Любой перевод стилистически оформленных текстов с французского на более «горячие» языки — русский, тем более английский, может даже немецкий, — неизбежно сталкивается с этим вызовом, и если игнорирует его, то остается в лучшем случае просто тусклым, приглаженным подстрочником. Для перевода «Соблазна» — для перевода соблазна этой книги — требовалось бросить ответный вызов: обольщением "оригинального текста", обоюдоострым соблазном перевода.

Ведь при всей своей холодности, скупости, расчетливости французский по-настоящему танцевальный язык и умеет танцевать с непередаваемым изяществом, с почти недоступной другим языкам страстью. Лексическая скудость его с избытком восполняется изысканным богатством ритмического рисунка. Передать этот рисунок в русском переводе практически невозможно (как, например, перевести словосочетание effet fascinant? "завораживающее воздействие"? подсчитайте-ка слоги — длинношеее чудище русских причастий неизбежно будет тормозить танец текста). Конечно, в чисто литературном тексте можно подстановками свести к минимуму употребление «тяжелых» слов и сочетаний, но в философском необходимо в первую очередь сберечь систему ключевых понятий, а это резко ограничивает возможности подстановки.

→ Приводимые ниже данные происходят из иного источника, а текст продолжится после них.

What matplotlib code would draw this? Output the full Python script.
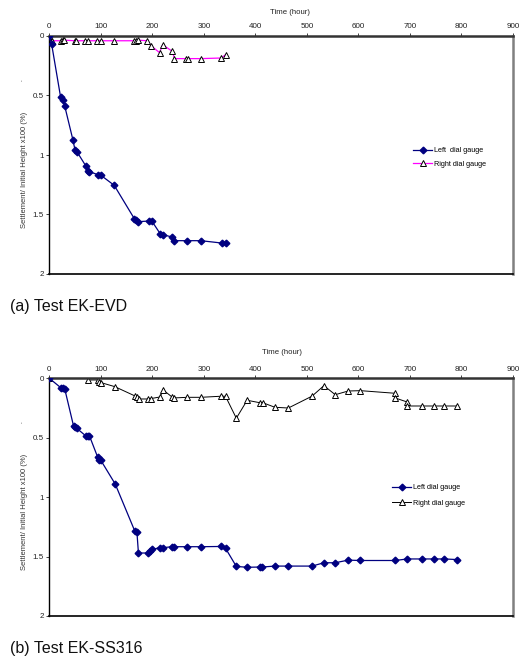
import matplotlib.pyplot as plt

plt.rcParams['font.family'] = ['Liberation Sans', 'DejaVu Sans']

# Test EK-EVD
evd_left_t = [0, 4.6, 22, 26, 30, 46, 50, 54, 70.6, 75, 78, 94, 100, 126, 165, 168, 172,
              194, 199, 215, 221, 239, 242, 268, 294, 335, 343]
evd_left_s = [0, 0.07, 0.515, 0.54, 0.59, 0.876, 0.96, 0.975, 1.09, 1.135, 1.14, 1.165, 1.17,
              1.255, 1.535, 1.55, 1.56, 1.555, 1.555, 1.66, 1.67, 1.69, 1.72, 1.72, 1.72,
              1.74, 1.74]
evd_right_t = [0, 5, 22, 26, 29, 49, 52, 70, 75, 93, 100, 126, 165, 168, 173, 190, 197, 214,
               220, 239, 243, 266, 270, 294, 334, 342]
evd_right_s = [0, 0.04, 0.04, 0.035, 0.035, 0.04, 0.04, 0.04, 0.04, 0.04, 0.04, 0.04, 0.04,
               0.04, 0.035, 0.04, 0.08, 0.14, 0.073, 0.13, 0.19, 0.19, 0.19, 0.19, 0.185, 0.157]

# Test EK-SS316
ss_left_t = [0, 22, 26, 30, 47, 50, 53, 71, 75, 78, 94, 97, 100, 128, 166, 170, 173, 191, 196,
             200, 214, 221, 238, 243, 268, 294, 333, 342, 363, 384, 408, 412.6, 438, 463, 510,
             533, 555, 580, 604, 671, 695, 723, 747, 767, 791]
ss_left_s = [0, 0.078, 0.084, 0.09, 0.40, 0.41, 0.42, 0.485, 0.485, 0.485, 0.665, 0.686, 0.69,
             0.89, 1.286, 1.29, 1.47, 1.47, 1.457, 1.44, 1.425, 1.425, 1.417, 1.417, 1.417,
             1.417, 1.415, 1.43, 1.583, 1.59, 1.588, 1.588, 1.58, 1.58, 1.58, 1.552, 1.552,
             1.53, 1.533, 1.533, 1.52, 1.52, 1.52, 1.52, 1.525]
ss_right_t = [0, 30, 70, 76, 94, 97, 100, 127, 167, 170, 174, 191, 198, 215, 221, 239, 243,
              268, 294, 333, 342, 363, 384, 408, 414, 438, 464, 510, 533, 555, 580, 604, 671,
              671, 695, 695, 723, 747, 767, 791]
ss_right_s = [0, -0.017, -0.017, 0.014, 0.014, 0.028, 0.036, 0.07, 0.15, 0.16, 0.174, 0.174,
              0.17, 0.157, 0.098, 0.16, 0.165, 0.16, 0.16, 0.151, 0.151, 0.336, 0.185, 0.205,
              0.205, 0.244, 0.25, 0.15, 0.062, 0.138, 0.107, 0.104, 0.126, 0.165, 0.2, 0.233,
              0.233, 0.233, 0.233, 0.233]

W, H = 519, 658
fig = plt.figure(figsize=(W / 100, H / 100), dpi=100)


def px_rect(x0, y0, x1, y1):
    return [x0 / W, 1 - y1 / H, (x1 - x0) / W, (y1 - y0) / H]


def setup(ax):
    ax.set_xlim(0, 900)
    ax.set_ylim(2, 0)
    ax.xaxis.tick_top()
    ax.set_xticks(range(0, 901, 100))
    ax.set_yticks([0, 0.5, 1, 1.5, 2])
    ax.set_yticklabels(['0', '0.5', '1', '1.5', '2'])
    ax.tick_params(axis='both', labelsize=5.8, length=2, width=0.6, pad=2, colors='#222222')
    ax.spines['top'].set_linewidth(1.8)
    ax.spines['top'].set_color('#333333')
    ax.spines['right'].set_linewidth(1.8)
    ax.spines['right'].set_color('#808080')
    ax.spines['left'].set_linewidth(1.0)
    ax.spines['bottom'].set_linewidth(1.2)


def labels(ax_top_px, ax_bot_px, title_xy):
    mid = (ax_top_px + ax_bot_px) / 2 + 15
    fig.text(25 / W, 1 - mid / H, 'Settlement/ Initial Height x100 (%)', rotation=90,
             fontsize=5.5, color='#333333', ha='center', va='center')
    fig.text(22.7 / W, 1 - (ax_top_px + 44) / H, '-', rotation=90, fontsize=3.5,
             color='#333333', ha='center', va='center')
    fig.text(title_xy[0] / W, 1 - title_xy[1] / H, 'Time (hour)', fontsize=5.6,
             color='#222222', ha='center', va='center')


# (a) Test EK-EVD
ax1 = fig.add_axes(px_rect(49.3, 36, 513, 274))
setup(ax1)
ax1.plot(evd_left_t, evd_left_s, color='#000080', lw=0.9, marker='D', ms=3.4,
         mfc='#000080', mec='#000080', label='Left  dial gauge', zorder=3)
ax1.plot(evd_right_t, evd_right_s, color='#ff00ff', lw=0.9, marker='^', ms=4.2,
         mfc='white', mec='black', mew=0.7, label='Right dial gauge', zorder=2)
ax1.legend(loc='upper left', bbox_to_anchor=((418 - 49.3) / 463.7 - 0.01, (274 - 147) / 238),
           fontsize=5.2, frameon=False, handlelength=2.6, handletextpad=0.3,
           labelspacing=0.9, borderpad=0, borderaxespad=0)
labels(36, 274, (290, 13))
fig.text(10 / W, 1 - 307 / H, '(a) Test EK-EVD', fontsize=11.5, color='#111111',
         ha='left', va='center')

# (b) Test EK-SS316
ax2 = fig.add_axes(px_rect(49.3, 378.3, 513, 616))
setup(ax2)
ax2.plot(ss_left_t, ss_left_s, color='#000080', lw=0.9, marker='D', ms=3.4,
         mfc='#000080', mec='#000080', label='Left dial gauge', zorder=3)
ax2.plot(ss_right_t, ss_right_s, color='black', lw=0.7, marker='^', ms=4.2,
         mfc='white', mec='black', mew=0.7, label='Right dial gauge', zorder=2,
         markevery=[0] + list(range(3, len(ss_right_t))))
ax2.legend(loc='upper left', bbox_to_anchor=((397 - 49.3) / 463.7 - 0.01, (616 - 484) / 238),
           fontsize=5.2, frameon=False, handlelength=2.6, handletextpad=0.3,
           labelspacing=1.2, borderpad=0, borderaxespad=0)
labels(378.3, 616, (282, 353))
fig.text(10 / W, 1 - 648 / H, '(b) Test EK-SS316', fontsize=11.5, color='#111111',
         ha='left', va='center')

fig.savefig('out.png', dpi=100)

Выход из положения: ритмика оригинала симулируется, насколько это возможно (двустопные размеры взамен трехстопных, мужские каденции взамен женских и т. п.), но, как правило, компенсируется на лексическом уровне, причем лексика организуется в многоплановую мелодическую фактуру — полифоническую или даже политональную. Так решаются сразу две задачи: эмулируется ритмическое разнообразие оригинала и проясняется, переосмысливается, переманивается в другой язык понятийная система.